Patch Spatio-Temporal Relation Prediction for Video Anomaly Detection
Hao Shen, Lu Shi, Wanru Xu, Yigang Cen, Linna Zhang, Gaoyun An
TL;DR
Video Anomaly Detection often relies on pixel-level frame generation, which can miss high-level spatio-temporal context. The authors propose PSTRP, a self-supervised, two-stream Vision Transformer that learns appearance and motion by solving an inter-patch spatio-temporal relation prediction task, augmented with a distance-constraint module; object ROIs are used to form spatio-temporal cubes (STCs) for learning.

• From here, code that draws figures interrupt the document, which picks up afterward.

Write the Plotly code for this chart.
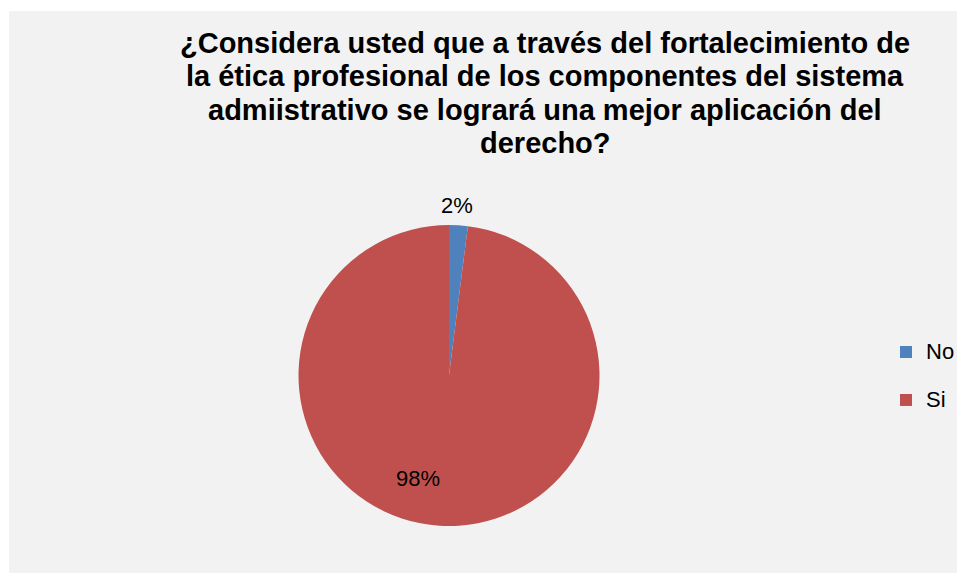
import plotly.graph_objects as go

labels = ["No", "Si"]
values = [2, 98]
colors = ["#4f81bd", "#c0504d"]
title_lines = [
    "¿Considera usted que a través del fortalecimiento de",
    "la ética profesional de los componentes del sistema",
    "admiistrativo se logrará una mejor aplicación del",
    "derecho?",
]

# page body has an 8px margin, so the figure is drawn 8px smaller
W, H = 957, 565

legend_names = [
    f"<span style='font-size:22px;baseline-shift:5.6px'>{lab}</span>" for lab in labels
]

fig = go.Figure(
    go.Pie(
        labels=legend_names,
        values=values,
        sort=False,
        direction="clockwise",
        rotation=0,
        marker=dict(colors=colors, line=dict(width=0)),
        textinfo="none",
        domain=dict(x=[290 / W, 592 / W], y=[1 - 518 / H, 1 - 217 / H]),
        hovertext=labels,
        hoverinfo="text+percent",
    )
)

# grey chart area
fig.add_shape(type="rect", xref="paper", yref="paper",
              x0=1 / W, x1=1.01, y0=-0.01, y1=1 - 3 / H,
              fillcolor="#f2f2f2", line=dict(width=0), layer="below")

# title lines
line_centers = [34.5, 68.0, 101.5, 135.0]
for txt, yc in zip(title_lines, line_centers):
    fig.add_annotation(text=txt, xref="paper", yref="paper",
                       x=537 / W, y=1 - yc / H, xanchor="center", yanchor="middle",
                       showarrow=False,
                       font=dict(family="Liberation Sans", size=29, color="black", weight="bold"))

# percentage labels
total = sum(values)
label_pos = [(449, 197), (410, 470)]
for v, (px, py) in zip(values, label_pos):
    fig.add_annotation(text=f"{v / total:.0%}", xref="paper", yref="paper",
                       x=px / W, y=1 - py / H, xanchor="center", yanchor="middle",
                       showarrow=False,
                       font=dict(family="Liberation Sans", size=22, color="black"))

fig.update_layout(
    width=W, height=H,
    margin=dict(l=0, r=0, t=0, b=0),
    paper_bgcolor="white",
    plot_bgcolor="white",
    showlegend=True,
    legend=dict(x=878 / W, y=1 - 368 / H, xanchor="left", yanchor="middle",
                font=dict(family="Liberation Sans", size=34.6, color="black"),
                bgcolor="rgba(0,0,0,0)"),
)

fig.write_html("out.html")
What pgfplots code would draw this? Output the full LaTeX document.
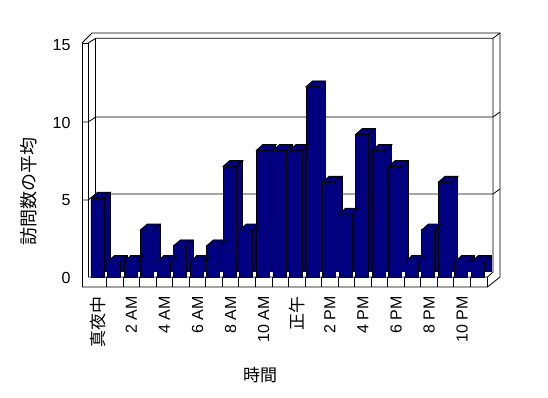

PSTRP frames the task as predicting the correct spatial and temporal patch orders via output matrices $M_S$ and $M_T$, while enforcing inter-patch relations through $D_{Canberra}$ and $D_{Cosine}$ with losses $L_{Can}$ and $L_{Cos}$, combined with order losses $L_S$ and $L_T$. Anomaly scoring computes frame-level regularities $R$ from the diagonals of $M_S$ and $M_T$, with the final score $S = 1 - R$. Experiments on three benchmarks show competitive performance, including state-of-the-art results on Avenue, and validate the approach's effectiveness over reconstruction/prediction-based and other self-supervised methods, suggesting strong potential for robust, scalable VAD in real-world surveillance settings.
Abstract
Video Anomaly Detection (VAD), aiming to identify abnormalities within a specific context and timeframe, is crucial for intelligent Video Surveillance Systems. While recent deep learning-based VAD models have shown promising results by generating high-resolution frames, they often lack competence in preserving detailed spatial and temporal coherence in video frames. To tackle this issue, we propose a self-supervised learning approach for VAD through an inter-patch relationship prediction task. Specifically, we introduce a two-branch vision transformer network designed to capture deep visual features of video frames, addressing spatial and temporal dimensions responsible for modeling appearance and motion patterns, respectively. The inter-patch relationship in each dimension is decoupled into inter-patch similarity and the order information of each patch. To mitigate memory consumption, we convert the order information prediction task into a multi-label learning problem, and the inter-patch similarity prediction task into a distance matrix regression problem. Comprehensive experiments demonstrate the effectiveness of our method, surpassing pixel-generation-based methods by a significant margin across three public benchmarks. Additionally, our approach outperforms other self-supervised learning-based methods.